[START Data rows]

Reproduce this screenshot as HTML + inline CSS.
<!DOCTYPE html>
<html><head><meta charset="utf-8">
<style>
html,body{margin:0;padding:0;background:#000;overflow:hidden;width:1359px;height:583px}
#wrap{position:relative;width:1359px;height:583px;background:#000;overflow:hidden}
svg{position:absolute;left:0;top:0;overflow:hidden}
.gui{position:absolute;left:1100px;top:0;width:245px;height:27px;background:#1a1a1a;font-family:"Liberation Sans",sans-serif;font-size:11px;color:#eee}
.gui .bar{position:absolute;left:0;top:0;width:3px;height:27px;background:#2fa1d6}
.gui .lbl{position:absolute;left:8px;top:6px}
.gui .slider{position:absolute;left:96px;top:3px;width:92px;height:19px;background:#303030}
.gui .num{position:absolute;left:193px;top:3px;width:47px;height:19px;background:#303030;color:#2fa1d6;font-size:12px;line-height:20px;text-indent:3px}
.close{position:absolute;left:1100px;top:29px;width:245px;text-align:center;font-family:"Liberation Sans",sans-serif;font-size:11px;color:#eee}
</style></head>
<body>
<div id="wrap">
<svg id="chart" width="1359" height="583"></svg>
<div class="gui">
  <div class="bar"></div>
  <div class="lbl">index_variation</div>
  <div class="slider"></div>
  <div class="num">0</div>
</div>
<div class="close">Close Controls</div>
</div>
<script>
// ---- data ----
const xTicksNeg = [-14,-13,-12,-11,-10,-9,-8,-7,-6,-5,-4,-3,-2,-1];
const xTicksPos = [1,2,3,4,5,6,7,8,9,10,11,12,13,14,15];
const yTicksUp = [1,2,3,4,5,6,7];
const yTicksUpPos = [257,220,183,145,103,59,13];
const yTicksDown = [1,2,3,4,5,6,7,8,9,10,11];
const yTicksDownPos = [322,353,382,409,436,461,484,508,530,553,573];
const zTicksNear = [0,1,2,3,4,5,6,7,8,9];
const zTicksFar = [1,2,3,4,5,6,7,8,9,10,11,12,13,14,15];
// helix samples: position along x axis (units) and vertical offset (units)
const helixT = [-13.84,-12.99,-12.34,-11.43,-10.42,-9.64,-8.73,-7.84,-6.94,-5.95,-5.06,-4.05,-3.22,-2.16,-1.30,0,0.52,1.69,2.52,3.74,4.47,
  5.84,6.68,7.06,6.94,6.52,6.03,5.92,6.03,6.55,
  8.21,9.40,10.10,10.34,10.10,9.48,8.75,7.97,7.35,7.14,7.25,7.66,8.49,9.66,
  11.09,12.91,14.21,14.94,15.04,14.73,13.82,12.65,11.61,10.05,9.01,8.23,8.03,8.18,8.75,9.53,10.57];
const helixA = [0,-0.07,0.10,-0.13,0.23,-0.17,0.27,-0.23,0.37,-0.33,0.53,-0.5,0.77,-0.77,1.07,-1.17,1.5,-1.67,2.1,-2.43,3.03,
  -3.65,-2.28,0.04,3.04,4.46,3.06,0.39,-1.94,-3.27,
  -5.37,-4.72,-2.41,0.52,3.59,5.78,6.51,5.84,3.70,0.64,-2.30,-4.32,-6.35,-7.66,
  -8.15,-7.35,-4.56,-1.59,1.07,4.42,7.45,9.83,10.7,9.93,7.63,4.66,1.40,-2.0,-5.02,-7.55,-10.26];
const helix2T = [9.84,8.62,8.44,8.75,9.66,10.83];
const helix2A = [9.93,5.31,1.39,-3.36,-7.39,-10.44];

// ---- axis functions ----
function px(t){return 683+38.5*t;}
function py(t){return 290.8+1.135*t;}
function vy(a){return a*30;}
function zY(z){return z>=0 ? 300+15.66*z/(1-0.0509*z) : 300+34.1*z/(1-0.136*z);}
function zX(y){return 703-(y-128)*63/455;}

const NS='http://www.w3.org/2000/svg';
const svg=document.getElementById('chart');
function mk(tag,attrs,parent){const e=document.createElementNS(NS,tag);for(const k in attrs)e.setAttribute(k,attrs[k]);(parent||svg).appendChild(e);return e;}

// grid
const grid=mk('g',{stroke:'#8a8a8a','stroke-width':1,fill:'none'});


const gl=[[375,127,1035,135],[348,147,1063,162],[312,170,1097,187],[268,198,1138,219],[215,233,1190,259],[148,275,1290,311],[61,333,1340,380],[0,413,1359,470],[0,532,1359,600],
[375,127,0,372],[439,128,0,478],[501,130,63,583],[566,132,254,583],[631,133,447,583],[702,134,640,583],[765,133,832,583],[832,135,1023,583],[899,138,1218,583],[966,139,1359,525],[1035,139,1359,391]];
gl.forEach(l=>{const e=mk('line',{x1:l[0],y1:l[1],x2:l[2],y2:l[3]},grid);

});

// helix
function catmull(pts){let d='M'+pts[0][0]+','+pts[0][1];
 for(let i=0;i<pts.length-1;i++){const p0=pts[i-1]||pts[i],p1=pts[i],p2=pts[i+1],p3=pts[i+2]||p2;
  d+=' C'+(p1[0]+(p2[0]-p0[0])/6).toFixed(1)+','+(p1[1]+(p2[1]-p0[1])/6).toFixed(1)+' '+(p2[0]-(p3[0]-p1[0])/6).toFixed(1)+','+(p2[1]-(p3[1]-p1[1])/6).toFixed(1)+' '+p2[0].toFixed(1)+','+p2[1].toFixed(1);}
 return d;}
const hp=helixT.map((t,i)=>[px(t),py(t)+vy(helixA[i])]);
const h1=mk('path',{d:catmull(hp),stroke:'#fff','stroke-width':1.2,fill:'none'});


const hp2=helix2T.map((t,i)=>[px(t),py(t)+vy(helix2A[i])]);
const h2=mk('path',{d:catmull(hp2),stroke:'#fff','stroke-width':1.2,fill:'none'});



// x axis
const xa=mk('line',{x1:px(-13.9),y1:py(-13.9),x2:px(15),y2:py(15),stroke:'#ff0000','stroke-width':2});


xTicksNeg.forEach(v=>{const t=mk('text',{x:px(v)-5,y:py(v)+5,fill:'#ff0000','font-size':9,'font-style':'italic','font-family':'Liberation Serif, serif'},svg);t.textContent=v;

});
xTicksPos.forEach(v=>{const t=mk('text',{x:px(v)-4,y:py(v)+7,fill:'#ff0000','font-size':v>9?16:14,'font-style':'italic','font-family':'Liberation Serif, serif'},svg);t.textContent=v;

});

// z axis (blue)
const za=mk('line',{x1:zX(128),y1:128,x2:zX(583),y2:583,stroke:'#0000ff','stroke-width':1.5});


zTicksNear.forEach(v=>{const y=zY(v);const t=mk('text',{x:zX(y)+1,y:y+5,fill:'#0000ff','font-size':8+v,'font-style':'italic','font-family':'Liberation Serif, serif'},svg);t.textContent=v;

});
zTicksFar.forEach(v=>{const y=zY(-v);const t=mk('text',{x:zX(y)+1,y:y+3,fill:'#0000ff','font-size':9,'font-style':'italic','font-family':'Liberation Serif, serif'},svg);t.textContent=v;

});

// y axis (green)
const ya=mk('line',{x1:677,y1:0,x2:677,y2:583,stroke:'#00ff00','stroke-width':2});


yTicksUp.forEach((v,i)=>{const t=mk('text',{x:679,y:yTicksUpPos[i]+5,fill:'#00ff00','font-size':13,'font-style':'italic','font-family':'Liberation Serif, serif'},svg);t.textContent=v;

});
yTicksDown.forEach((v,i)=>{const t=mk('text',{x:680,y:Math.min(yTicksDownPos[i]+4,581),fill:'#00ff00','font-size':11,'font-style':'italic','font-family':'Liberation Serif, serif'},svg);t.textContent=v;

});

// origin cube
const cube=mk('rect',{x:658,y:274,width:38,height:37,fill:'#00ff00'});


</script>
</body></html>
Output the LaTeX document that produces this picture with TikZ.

[END Data rows]

• **What is required**: Please give back all of the records exactly as written.

• **The result**:
Reproduce this screenshot as HTML + inline CSS.
<!DOCTYPE html>
<html><head><meta charset="utf-8">
<style>
html,body{margin:0;padding:0;background:#000;overflow:hidden;width:1359px;height:583px}
#wrap{position:relative;width:1359px;height:583px;background:#000;overflow:hidden}
svg{position:absolute;left:0;top:0;overflow:hidden}
.gui{position:absolute;left:1100px;top:0;width:245px;height:27px;background:#1a1a1a;font-family:"Liberation Sans",sans-serif;font-size:11px;color:#eee}
.gui .bar{position:absolute;left:0;top:0;width:3px;height:27px;background:#2fa1d6}
.gui .lbl{position:absolute;left:8px;top:6px}
.gui .slider{position:absolute;left:96px;top:3px;width:92px;height:19px;background:#303030}
.gui .num{position:absolute;left:193px;top:3px;width:47px;height:19px;background:#303030;color:#2fa1d6;font-size:12px;line-height:20px;text-indent:3px}
.close{position:absolute;left:1100px;top:29px;width:245px;text-align:center;font-family:"Liberation Sans",sans-serif;font-size:11px;color:#eee}
</style></head>
<body>
<div id="wrap">
<svg id="chart" width="1359" height="583"></svg>
<div class="gui">
  <div class="bar"></div>
  <div class="lbl">index_variation</div>
  <div class="slider"></div>
  <div class="num">0</div>
</div>
<div class="close">Close Controls</div>
</div>
<script>
// ---- data ----
const xTicksNeg = [-14,-13,-12,-11,-10,-9,-8,-7,-6,-5,-4,-3,-2,-1];
const xTicksPos = [1,2,3,4,5,6,7,8,9,10,11,12,13,14,15];
const yTicksUp = [1,2,3,4,5,6,7];
const yTicksUpPos = [257,220,183,145,103,59,13];
const yTicksDown = [1,2,3,4,5,6,7,8,9,10,11];
const yTicksDownPos = [322,353,382,409,436,461,484,508,530,553,573];
const zTicksNear = [0,1,2,3,4,5,6,7,8,9];
const zTicksFar = [1,2,3,4,5,6,7,8,9,10,11,12,13,14,15];
// helix samples: position along x axis (units) and vertical offset (units)
const helixT = [-13.84,-12.99,-12.34,-11.43,-10.42,-9.64,-8.73,-7.84,-6.94,-5.95,-5.06,-4.05,-3.22,-2.16,-1.30,0,0.52,1.69,2.52,3.74,4.47,
  5.84,6.68,7.06,6.94,6.52,6.03,5.92,6.03,6.55,
  8.21,9.40,10.10,10.34,10.10,9.48,8.75,7.97,7.35,7.14,7.25,7.66,8.49,9.66,
  11.09,12.91,14.21,14.94,15.04,14.73,13.82,12.65,11.61,10.05,9.01,8.23,8.03,8.18,8.75,9.53,10.57];
const helixA = [0,-0.07,0.10,-0.13,0.23,-0.17,0.27,-0.23,0.37,-0.33,0.53,-0.5,0.77,-0.77,1.07,-1.17,1.5,-1.67,2.1,-2.43,3.03,
  -3.65,-2.28,0.04,3.04,4.46,3.06,0.39,-1.94,-3.27,
  -5.37,-4.72,-2.41,0.52,3.59,5.78,6.51,5.84,3.70,0.64,-2.30,-4.32,-6.35,-7.66,
  -8.15,-7.35,-4.56,-1.59,1.07,4.42,7.45,9.83,10.7,9.93,7.63,4.66,1.40,-2.0,-5.02,-7.55,-10.26];
const helix2T = [9.84,8.62,8.44,8.75,9.66,10.83];
const helix2A = [9.93,5.31,1.39,-3.36,-7.39,-10.44];

// ---- axis functions ----
function px(t){return 683+38.5*t;}
function py(t){return 290.8+1.135*t;}
function vy(a){return a*30;}
function zY(z){return z>=0 ? 300+15.66*z/(1-0.0509*z) : 300+34.1*z/(1-0.136*z);}
function zX(y){return 703-(y-128)*63/455;}

const NS='http://www.w3.org/2000/svg';
const svg=document.getElementById('chart');
function mk(tag,attrs,parent){const e=document.createElementNS(NS,tag);for(const k in attrs)e.setAttribute(k,attrs[k]);(parent||svg).appendChild(e);return e;}

// grid
const grid=mk('g',{stroke:'#8a8a8a','stroke-width':1,fill:'none'});


const gl=[[375,127,1035,135],[348,147,1063,162],[312,170,1097,187],[268,198,1138,219],[215,233,1190,259],[148,275,1290,311],[61,333,1340,380],[0,413,1359,470],[0,532,1359,600],
[375,127,0,372],[439,128,0,478],[501,130,63,583],[566,132,254,583],[631,133,447,583],[702,134,640,583],[765,133,832,583],[832,135,1023,583],[899,138,1218,583],[966,139,1359,525],[1035,139,1359,391]];
gl.forEach(l=>{const e=mk('line',{x1:l[0],y1:l[1],x2:l[2],y2:l[3]},grid);

});

// helix
function catmull(pts){let d='M'+pts[0][0]+','+pts[0][1];
 for(let i=0;i<pts.length-1;i++){const p0=pts[i-1]||pts[i],p1=pts[i],p2=pts[i+1],p3=pts[i+2]||p2;
  d+=' C'+(p1[0]+(p2[0]-p0[0])/6).toFixed(1)+','+(p1[1]+(p2[1]-p0[1])/6).toFixed(1)+' '+(p2[0]-(p3[0]-p1[0])/6).toFixed(1)+','+(p2[1]-(p3[1]-p1[1])/6).toFixed(1)+' '+p2[0].toFixed(1)+','+p2[1].toFixed(1);}
 return d;}
const hp=helixT.map((t,i)=>[px(t),py(t)+vy(helixA[i])]);
const h1=mk('path',{d:catmull(hp),stroke:'#fff','stroke-width':1.2,fill:'none'});


const hp2=helix2T.map((t,i)=>[px(t),py(t)+vy(helix2A[i])]);
const h2=mk('path',{d:catmull(hp2),stroke:'#fff','stroke-width':1.2,fill:'none'});



// x axis
const xa=mk('line',{x1:px(-13.9),y1:py(-13.9),x2:px(15),y2:py(15),stroke:'#ff0000','stroke-width':2});


xTicksNeg.forEach(v=>{const t=mk('text',{x:px(v)-5,y:py(v)+5,fill:'#ff0000','font-size':9,'font-style':'italic','font-family':'Liberation Serif, serif'},svg);t.textContent=v;

});
xTicksPos.forEach(v=>{const t=mk('text',{x:px(v)-4,y:py(v)+7,fill:'#ff0000','font-size':v>9?16:14,'font-style':'italic','font-family':'Liberation Serif, serif'},svg);t.textContent=v;

});

// z axis (blue)
const za=mk('line',{x1:zX(128),y1:128,x2:zX(583),y2:583,stroke:'#0000ff','stroke-width':1.5});


zTicksNear.forEach(v=>{const y=zY(v);const t=mk('text',{x:zX(y)+1,y:y+5,fill:'#0000ff','font-size':8+v,'font-style':'italic','font-family':'Liberation Serif, serif'},svg);t.textContent=v;

});
zTicksFar.forEach(v=>{const y=zY(-v);const t=mk('text',{x:zX(y)+1,y:y+3,fill:'#0000ff','font-size':9,'font-style':'italic','font-family':'Liberation Serif, serif'},svg);t.textContent=v;

});

// y axis (green)
const ya=mk('line',{x1:677,y1:0,x2:677,y2:583,stroke:'#00ff00','stroke-width':2});


yTicksUp.forEach((v,i)=>{const t=mk('text',{x:679,y:yTicksUpPos[i]+5,fill:'#00ff00','font-size':13,'font-style':'italic','font-family':'Liberation Serif, serif'},svg);t.textContent=v;

});
yTicksDown.forEach((v,i)=>{const t=mk('text',{x:680,y:Math.min(yTicksDownPos[i]+4,581),fill:'#00ff00','font-size':11,'font-style':'italic','font-family':'Liberation Serif, serif'},svg);t.textContent=v;

});

// origin cube
const cube=mk('rect',{x:658,y:274,width:38,height:37,fill:'#00ff00'});


</script>
</body></html>
Output the LaTeX document that produces this picture with TikZ.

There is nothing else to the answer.